The Chicago Shady Dealer

The Chicago Shady Dealer

The Only Intentional Humor Publication of the University of Chicago

UC Leaks: University Plans to Build Literal "Information Superhighway" across the Midway

by Elijah Wolter

A report contained in the documents outlines plans for the construction of a 115-acre state-of-the-art telecommunications complex stretching from Cottage Grove Ave. to Lake Michigan. It did not include any technical specifications or clear information on the purpose of the information superhighway. The report did, however, note that its construction “would plop” the University of Chicago’s “meaty haunches” into the “goddamn driver’s seat” of the information economy.

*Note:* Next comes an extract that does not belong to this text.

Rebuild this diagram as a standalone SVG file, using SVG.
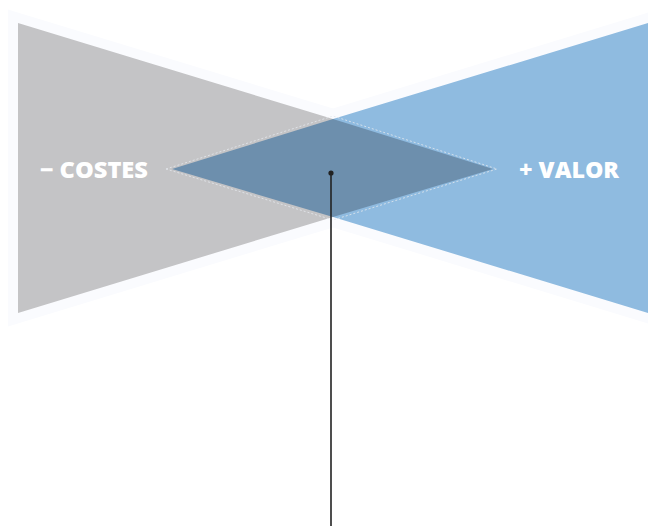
<svg xmlns="http://www.w3.org/2000/svg" width="648" height="526" viewBox="0 0 648 526">
  <style>
    .halo { fill: #fafbfe; stroke: #fafbfe; stroke-width: 20; stroke-linejoin: miter; }
    .label { font-family: "Open Sans", "Liberation Sans", Arial, sans-serif; font-weight: 800; font-size: 23px; fill: #ffffff; }
  </style>
  <rect width="648" height="526" fill="#ffffff"/>
  <g id="halos">
    <polygon class="halo" points="18,23 333,119 333,217 18,313"/>
    <polygon class="halo" points="648,23 333,119 333,217 648,313"/>
  </g>
  <g id="costes">
    <polygon points="18,23 333,119 333,217 18,313" fill="#c4c4c6"/>
    <text class="label" x="40" y="178" textLength="108" lengthAdjust="spacingAndGlyphs">− COSTES</text>
  </g>
  <g id="valor">
    <polygon points="648,23 333,119 333,217 648,313" fill="#8fbbe0"/>
    <text class="label" x="519" y="178" textLength="100" lengthAdjust="spacingAndGlyphs">+ VALOR</text>
  </g>
  <g id="overlap">
    <polygon points="172,169 333,119 493,169 333,217" fill="#6d8fad"/>
    <polygon points="166,169 333,116 497,169 333,220" fill="none" stroke="#e4e9ee" stroke-width="0.8" stroke-dasharray="2 2"/>
  </g>
  <g id="connectors">
    <line x1="331" y1="173" x2="331" y2="526" stroke="#222222" stroke-width="1.6"/>
    <circle cx="331" cy="173" r="2.6" fill="#222222"/>
  </g>
</svg>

In a phone conversation, Michael Franklin, Liew Family Chair of Computer Science at the University of Chicago, said he had “absolutely no fucking clue” what any of this was about. Franklin expressed dismay at the lack of transparency surrounding the development of the project and questioned its utility and the University’s intentions. “I’ve been doing this shit for over twenty years and let me tell you. There is no viable reason, practical or theoretical, to build the type of hyper-concentrated high-capacity telecommunications infrastructure you’ve just described to me,” he said.

The report poses more questions than it answers, but one page stands out from the rest. It shows a preliminary design for an inscription to be engraved around the exterior wall of the complex. While somewhat cryptic, it provides some insight into how the project fits into the University’s long-term vision to secure its status as a world-class institution of higher education. According to this early draft of the engraving, it is to read as follows:

sᴜᴘᴇʀʜɪɢʜᴡᴀʏ ɪs ᴅɪsᴄᴏᴠᴇʀʏ ʙʏ ᴀᴍᴘʟɪꜰɪᴄᴀᴛɪᴏɴ sᴜᴘᴇʀʜɪɢʜᴡᴀʏ ɪs ᴛʜᴇ ᴀᴍᴘʟɪꜰɪᴄᴀᴛɪᴏɴ ᴏꜰ ᴅɪsᴄᴏᴠᴇʀʏ sᴜᴘᴇʀʜɪɢʜᴡᴀʏ ɪs ᴛʜᴇ ʀᴇᴏʀɢᴀɴɪᴢᴛɪᴏɴ ᴏꜰ ᴛʜᴇ ʙᴏᴜɴᴅs ᴏꜰ ᴜɴᴅᴇʀsᴛᴀɴᴅɪɴɢ ʟᴇᴛ ᴋɴᴏᴡʟᴇᴅɢᴇ ɢʀᴏᴡ ꜰʀᴏᴍ ᴍᴏʀᴇ ᴛᴏ ᴍᴏʀᴇ ᴀɴᴅ sᴏ ʙᴇ ʜᴜᴍᴀɴ ʟɪꜰᴇ ᴇɴʀɪᴄʜᴇᴅ

In a recording sent to this reporter's personal voicemail, an audibly-intoxicated administrator who identified himself only as “the provost, alright, the provost of whooping your ass, you little shit,” provided some revealing information on the finer details of the project in the drunken ramblings of his twenty-seven minute monologue.

Following a flurry of incoherent threats and convoluted venerations regarding the information superhighway, this reporter was told that, “if you only knew… you don’t know what you just stuck your fucking nose into buddy, but you’re gonna know soon. You’ll see the way that… once it starts… I mean you thought the internet was something, but you know what? We’re gonna make the internet look like a puddle of horse piss… it’s the… it’s going on and it’s beyond you, okay?”